Dâvûd-i Tâî hazretleri bir gün pazara çıktı. Tâze hurma görüp almak istedi. Fakat yanında o kadar parası yoktu. Tezgâha yanaştı.
Hurma satıcısına;
“Bana, parasını yarın ödemek üzere bir dirhemlik hurma verir misin” dedi.
Hurmacı baktı.
Ve cevâben;
“Veresiye satmıyorum” deyince, ayrılıp gitti. Ancak satıcı, bu zâtın Dâvûd-i Tâî hazretleri olduğunu öğrenince çok üzüldü.
Peşinden koştu.
Ve Ona yetişip;
“Özür dilerim sizi tanıyamadım, lütfen affedin” dedi ve içinde yüz dirhem olan bir kese çıkardı.
Ve o zâta uzatıp;
“Bu benim hediyemdir lütfen kabûl buyurunuz” dedi.
Hazreti Dâvûd;
“Ben nefsimi tecrübe etmiştim.
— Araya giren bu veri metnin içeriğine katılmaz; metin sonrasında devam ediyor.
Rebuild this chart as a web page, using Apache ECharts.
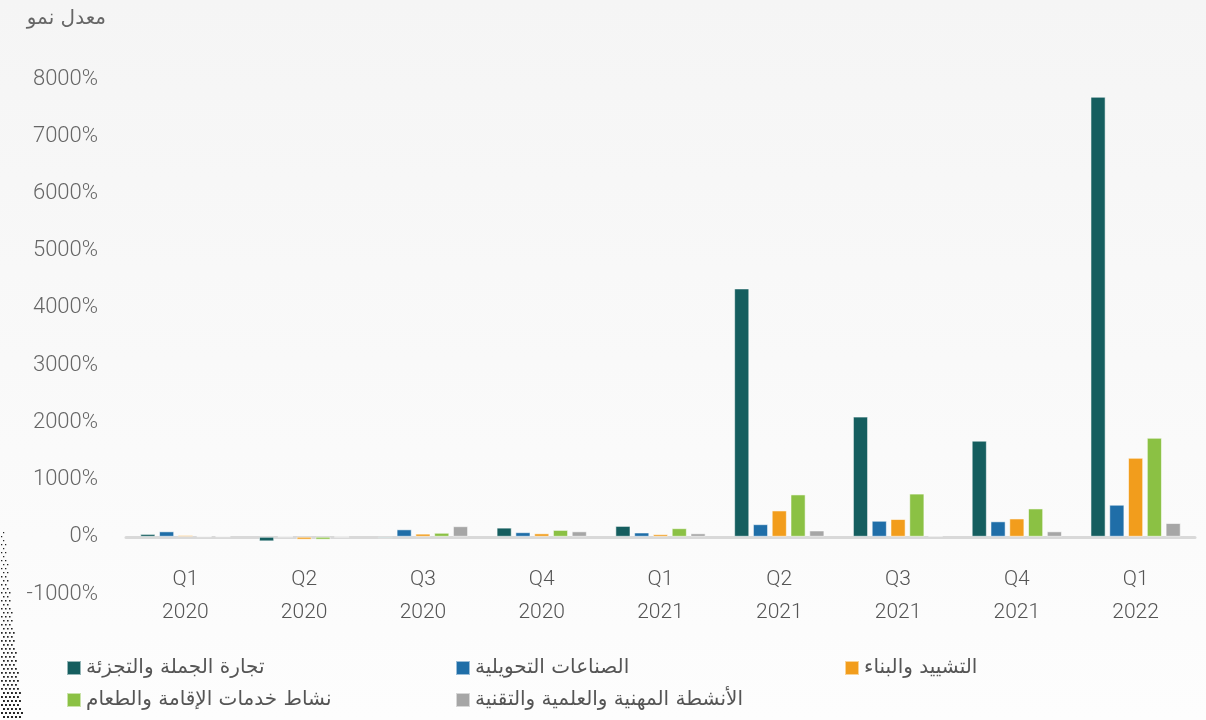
<!DOCTYPE html>
<html>
<head>
<meta charset="utf-8">
<script src="https://cdn.jsdelivr.net/npm/echarts@6/dist/echarts.min.js"></script>
<style>
html, body { margin: 0; padding: 0; }
#chart { width: 1206px; height: 720px; }
</style>
</head>
<body>
<div id="chart"></div>
<script>
const quarters = ["Q1\n2020", "Q2\n2020", "Q3\n2020", "Q4\n2020", "Q1\n2021", "Q2\n2021", "Q3\n2021", "Q4\n2021", "Q1\n2022"]
const tradeRetail = [50, -80, -25, 160, 190, 4340, 2100, 1680, 7690]
const manufacturing = [95, 0, 130, 80, 75, 220, 280, 270, 560]
const construction = [30, -50, 55, 60, 45, 460, 310, 320, 1380]
const hospitality = [5, -50, 70, 120, 150, 740, 755, 495, 1730]
const professional = [5, -5, 185, 95, 60, 110, 20, 95, 240]
const seriesNames = ["تجارة الجملة والتجزئة", "الصناعات التحويلية", "التشييد والبناء", "نشاط خدمات الإقامة والطعام", "الأنشطة المهنية والعلمية والتقنية"]
const seriesValues = [tradeRetail, manufacturing, construction, hospitality, professional]
const colors = ["#155e5f", "#1f6ea8", "#f29d1c", "#8bc144", "#a6a6a6"]

const chart = echarts.init(document.getElementById("chart"))

const font = "Roboto, 'DejaVu Sans', sans-serif"
const arabicFont = "'DejaVu Sans', sans-serif"

// legend slots: 3 columns, 2 rows
const legendPos = [[66, 658], [455, 658], [844, 658], [66, 690], [455, 690]]

// halftone dots on the lower left edge (decoration)
let dots = []
for (let y = 532; y < 720; y += 4) {
	let t = (y - 532) / 188
	let reach = 4 + t * 18
	for (let x = 1 + ((y / 4) % 2) * 2; x < reach; x += 4) {
		dots.push({
			type: "rect",
			shape: { x: x, y: y, width: 1.2 + t * 0.8, height: 1.2 + t * 0.8 },
			style: { fill: "#222" },
			silent: true
		})
	}
}

let option = {
	backgroundColor: new echarts.graphic.LinearGradient(0, 0, 0, 1, [
		{ offset: 0, color: "#f5f5f5" },
		{ offset: 1, color: "#fdfdfd" }
	]),
	color: colors,
	graphic: dots,
	grid: {
		top: 79,
		bottom: 126,
		left: 126,
		right: 11
	},
	legend: seriesNames.map((name, i) => ({
		left: legendPos[i][0],
		top: legendPos[i][1],
		padding: 0,
		itemWidth: 14,
		itemHeight: 14,
		icon: "rect",
		textStyle: {
			fontFamily: arabicFont,
			fontSize: 20,
			color: "#555"
		},
		data: [name]
	})),
	xAxis: {
		type: "category",
		data: quarters,
		axisTick: { show: false },
		axisLine: {
			onZero: true,
			lineStyle: { color: "#d9d9d9", width: 3 }
		},
		axisLabel: {
			interval: 0,
			margin: -31,
			fontSize: 21,
			fontWeight: 300,
			lineHeight: 33,
			color: "#555",
			fontFamily: font
		}
	},
	yAxis: {
		type: "value",
		min: -1000,
		max: 8000,
		interval: 1000,
		name: "معدل نمو",
		nameGap: 50,
		nameTextStyle: {
			align: "right",
			padding: [0, 20, 0, 0],
			fontFamily: arabicFont,
			fontSize: 20,
			color: "#666"
		},
		splitLine: { show: false },
		axisLine: { show: false },
		axisTick: { show: false },
		axisLabel: {
			margin: 28,
			fontSize: 22,
			fontWeight: 300,
			color: "#666",
			fontFamily: font,
			formatter: v => v + "%"
		}
	},
	series: seriesNames.map((name, i) => ({
		name: name,
		type: "bar",
		data: seriesValues[i],
		barGap: "24%",
		barCategoryGap: "24%",
		itemStyle: {
			color: colors[i],
			borderColor: "rgba(255,255,255,0.55)",
			borderWidth: 1
		}
	}))
}

chart.setOption(option)
</script>
</body>
</html>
Çok şükür şu dünyâda bir dirhem kadar bile îtibârı olmadığını kendi de gördü” buyurdu.
BÜYÜK DERT
Dâvûd-i Tâî hazretleri dâima hüzünlüydü. Geceleri Hak teâlâya yalvarır, duâ ederdi.
Bir gece kalktı.
Ve ellerini açıp;
“Yâ Rabbî! Sana olan korkum ve sevgim bende büyük dert olup, öbür dertlerimi unutturdu” dedi.
İLK MÜRŞİT
Bir gün bu zâta; “Bir annenin birinci vazîfesi nedir efendim?” diye sordular.
Büyük velî cevâbında;
“Annenin birinci vazîfesi, çocuklarına dînini öğretmektir. Dînini bilen çocuk, kötü arkadaşlara aldanmaz. Annesi babası gibi, hâlis bir Müslümân olur” buyurdu.